Securis has invested in quota shares and sidecars for well over a decade as an efficient way to access diversifying property risks, and to complement more actively managed segments within our strategy including retrocession, reinsurance (collateralized and fronted), cat bonds, ILWs, specialty and life.
In recent years proportional capacity has become a significant component of reinsurance capital. The 2020 sidecar market is estimated to be sized at $7bn (limit) while the private quota share market is larger at around $12bn (Source: Aon Capital Partners, 2020). Capacity has recently reduced (the sidecar market was $9bn in 2019) so it is interesting to explore the motivations for each party to inform how capital may be attracted back.
There is a preference for well-defined portfolios with underlying exposures that are quantifiable and suitable for models/analytics. Following a soft market, there is naturally a certain amount of pruning required:
- Remove unprofitable lines of business
- Remove long-tail lines with volatile reserving risk
- Cap risks that are inadequately priced or not sufficiently quantifiable e.g. wildfire
We expect a minor impact from Covid claims in 2020 where original policies offered “affirmative” nonphysical damage cover and foresee communicable disease exclusions on all new and renewal business at the 1 Jan 2021.
As ever, reserving risk for the (re)insurer has to be balanced with the investor’s need for returns after any trapping-induced cash drag.
The majority of proportional contracts include a mechanism to trap a proportion of collateral by applying buffer factors to loss reserves. Sidecars have separate contracts each year and as a result reserve risk is segregated by accident years. This feature is uncommon in private quota shares as most have pooled reserves for back years.
Following 2017, 2018 and 2019 there is significant downward pressure on buffer factors, and a drive for more efficient ‘rollover’ mechanics such as reserve pooling.
We have a strong preference for (re)insurers who show a deep understanding of the product and who see ILS capital as an opportunity rather than a threat. We look for strong alignment with the cedant’s interests and offer constructive guidance using our breadth of knowledge gained working with over a dozen reinsurers in this space.
Flight to quality
The 2017-2019 period offered an opportunity to study results rather than models, and this has precipitated a flight to quality. We believe (re)insurers who adapt in response to some of the issues raised will benefit by attracting more capital as the market hardens.

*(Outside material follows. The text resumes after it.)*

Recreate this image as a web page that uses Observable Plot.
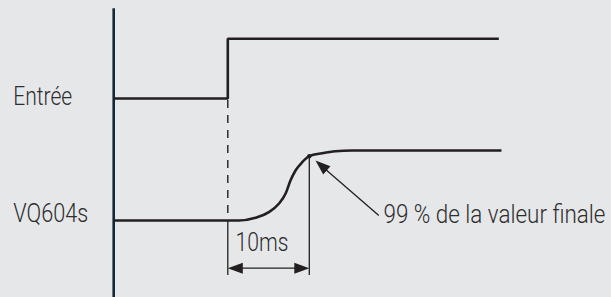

Securis has reduced the number of our live QS/sidecars, and whilst prior performance has been a key component of this decision, it is not purely an exercise in picking the lowest combined ratio (after fees of course) – qualitative aspects play a critical role too.
Sidecars are often mischaracterized as a reinsurer acting as fiduciary, yet this is not a simple ‘fund’structure that investors are familiar with. The vast majority of our investors lack the institutional knowledge to invest directly in sidecars, but see the value proposition in taking on diversifying reinsurance risk whilst avoiding the conflicts of interest associated with the reinsurer-aligned ILS model. Ultimately, for all but the largest pension funds with dedicated ILS teams, the complexities around risk management, valuation and liquidity are often best handled with a specialist manager. Quota share and sidecar investors will continue to drive underwriting quality by rewarding good companies offering well structured products. We look forward to observing how this segment continues to evolve at 1 Jan 2021.